◆ WRITTEN TASK: Restate the full listing word for word and leave the pictures out.

◆ DATASET EXCERPT:
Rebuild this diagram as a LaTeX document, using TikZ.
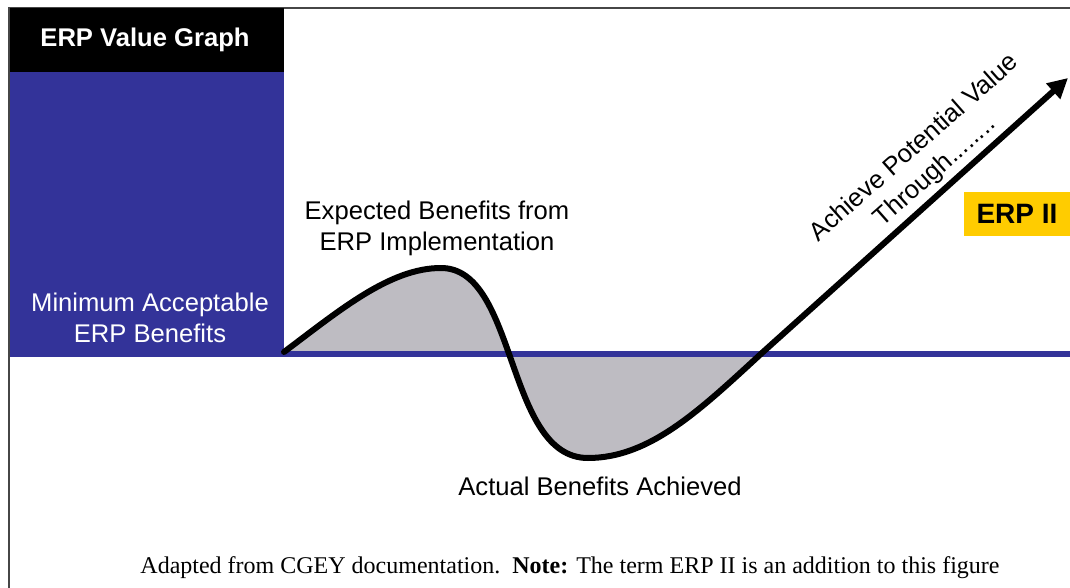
\documentclass[tikz,border=0pt]{standalone}
\usepackage{fontspec}
\setmainfont{Liberation Serif}
\setsansfont{Liberation Sans}
\usetikzlibrary{arrows.meta}
\definecolor{panelblue}{RGB}{51,51,153}
\definecolor{areagrey}{RGB}{190,188,194}
\definecolor{erpyellow}{RGB}{255,204,0}
\definecolor{framegrey}{RGB}{70,70,70}

\begin{document}
\begin{tikzpicture}[x=0.5pt,y=-0.5pt,
    valuecurve/.style={line width=3pt,line cap=round,line join=round},
    sanslabel/.style={font=\sffamily\fontsize{12.8}{15.5}\selectfont,align=center}]
    \tikzstyle{every node}+=[inner sep=0pt]
    \useasboundingbox (0,0) rectangle (1070,588);
    \draw [framegrey, line width=1pt] (9,588) -- (9,8) -- (1070,8);
    \fill [black] (10,8) rectangle (284,72);
    \fill [panelblue] (10,72) rectangle (284,357);
    \coordinate (start) at (284,352);
    \coordinate (peak) at (441,268);
    \coordinate (low) at (588,458);
    \coordinate (cross) at (763,352);
    \coordinate (tip) at (1068,78);
    \fill [areagrey] (start) .. controls (340,310) and (390,268) .. (peak)
        .. controls (518,268) and (505,458) .. (low)
        .. controls (650,458) and (700,410) .. (cross) -- cycle;
    \fill [panelblue] (284,351) rectangle (1070,357);
    \draw [valuecurve, -{Triangle[length=10pt,width=10pt]}] (start)
        .. controls (340,310) and (390,268) .. (peak)
        .. controls (518,268) and (505,458) .. (low)
        .. controls (650,458) and (700,410) .. (cross) -- (tip);
    \draw (145,40) node [sanslabel, text=white, font=\sffamily\bfseries\fontsize{12.8}{15.5}\selectfont] (title) {ERP Value Graph};
    \draw (150,318) node [sanslabel, text=white] (minimum) {Minimum Acceptable\\ERP Benefits};
    \draw (437,228) node [sanslabel] (expected) {Expected Benefits from\\ERP Implementation};
    \draw (600,486) node [sanslabel] (actual) {Actual Benefits Achieved};
    \draw (925,160) node [sanslabel, rotate=41.5] (achieve) {Achieve Potential Value\\Through........};
    \draw (1017,214) node [fill=erpyellow, minimum width=53pt, minimum height=22pt,
        font=\sffamily\bfseries\fontsize{14}{16}\selectfont] (erptwo) {ERP II};
    \draw (570,568) node [font=\rmfamily\fontsize{12}{14}\selectfont] (source)
        {Adapted from CGEY documentation.\ \ \textbf{Note:} The term ERP II is an addition to this figure};
\end{tikzpicture}
\end{document}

◆ EXERCISE ANSWER:
Rebuild this diagram as a LaTeX document, using TikZ.
\documentclass[tikz,border=0pt]{standalone}
\usepackage{fontspec}
\setmainfont{Liberation Serif}
\setsansfont{Liberation Sans}
\usetikzlibrary{arrows.meta}
\definecolor{panelblue}{RGB}{51,51,153}
\definecolor{areagrey}{RGB}{190,188,194}
\definecolor{erpyellow}{RGB}{255,204,0}
\definecolor{framegrey}{RGB}{70,70,70}

\begin{document}
\begin{tikzpicture}[x=0.5pt,y=-0.5pt,
    valuecurve/.style={line width=3pt,line cap=round,line join=round},
    sanslabel/.style={font=\sffamily\fontsize{12.8}{15.5}\selectfont,align=center}]
    \tikzstyle{every node}+=[inner sep=0pt]
    \useasboundingbox (0,0) rectangle (1070,588);
    \draw [framegrey, line width=1pt] (9,588) -- (9,8) -- (1070,8);
    \fill [black] (10,8) rectangle (284,72);
    \fill [panelblue] (10,72) rectangle (284,357);
    \coordinate (start) at (284,352);
    \coordinate (peak) at (441,268);
    \coordinate (low) at (588,458);
    \coordinate (cross) at (763,352);
    \coordinate (tip) at (1068,78);
    \fill [areagrey] (start) .. controls (340,310) and (390,268) .. (peak)
        .. controls (518,268) and (505,458) .. (low)
        .. controls (650,458) and (700,410) .. (cross) -- cycle;
    \fill [panelblue] (284,351) rectangle (1070,357);
    \draw [valuecurve, -{Triangle[length=10pt,width=10pt]}] (start)
        .. controls (340,310) and (390,268) .. (peak)
        .. controls (518,268) and (505,458) .. (low)
        .. controls (650,458) and (700,410) .. (cross) -- (tip);
    \draw (145,40) node [sanslabel, text=white, font=\sffamily\bfseries\fontsize{12.8}{15.5}\selectfont] (title) {ERP Value Graph};
    \draw (150,318) node [sanslabel, text=white] (minimum) {Minimum Acceptable\\ERP Benefits};
    \draw (437,228) node [sanslabel] (expected) {Expected Benefits from\\ERP Implementation};
    \draw (600,486) node [sanslabel] (actual) {Actual Benefits Achieved};
    \draw (925,160) node [sanslabel, rotate=41.5] (achieve) {Achieve Potential Value\\Through........};
    \draw (1017,214) node [fill=erpyellow, minimum width=53pt, minimum height=22pt,
        font=\sffamily\bfseries\fontsize{14}{16}\selectfont] (erptwo) {ERP II};
    \draw (570,568) node [font=\rmfamily\fontsize{12}{14}\selectfont] (source)
        {Adapted from CGEY documentation.\ \ \textbf{Note:} The term ERP II is an addition to this figure};
\end{tikzpicture}
\end{document}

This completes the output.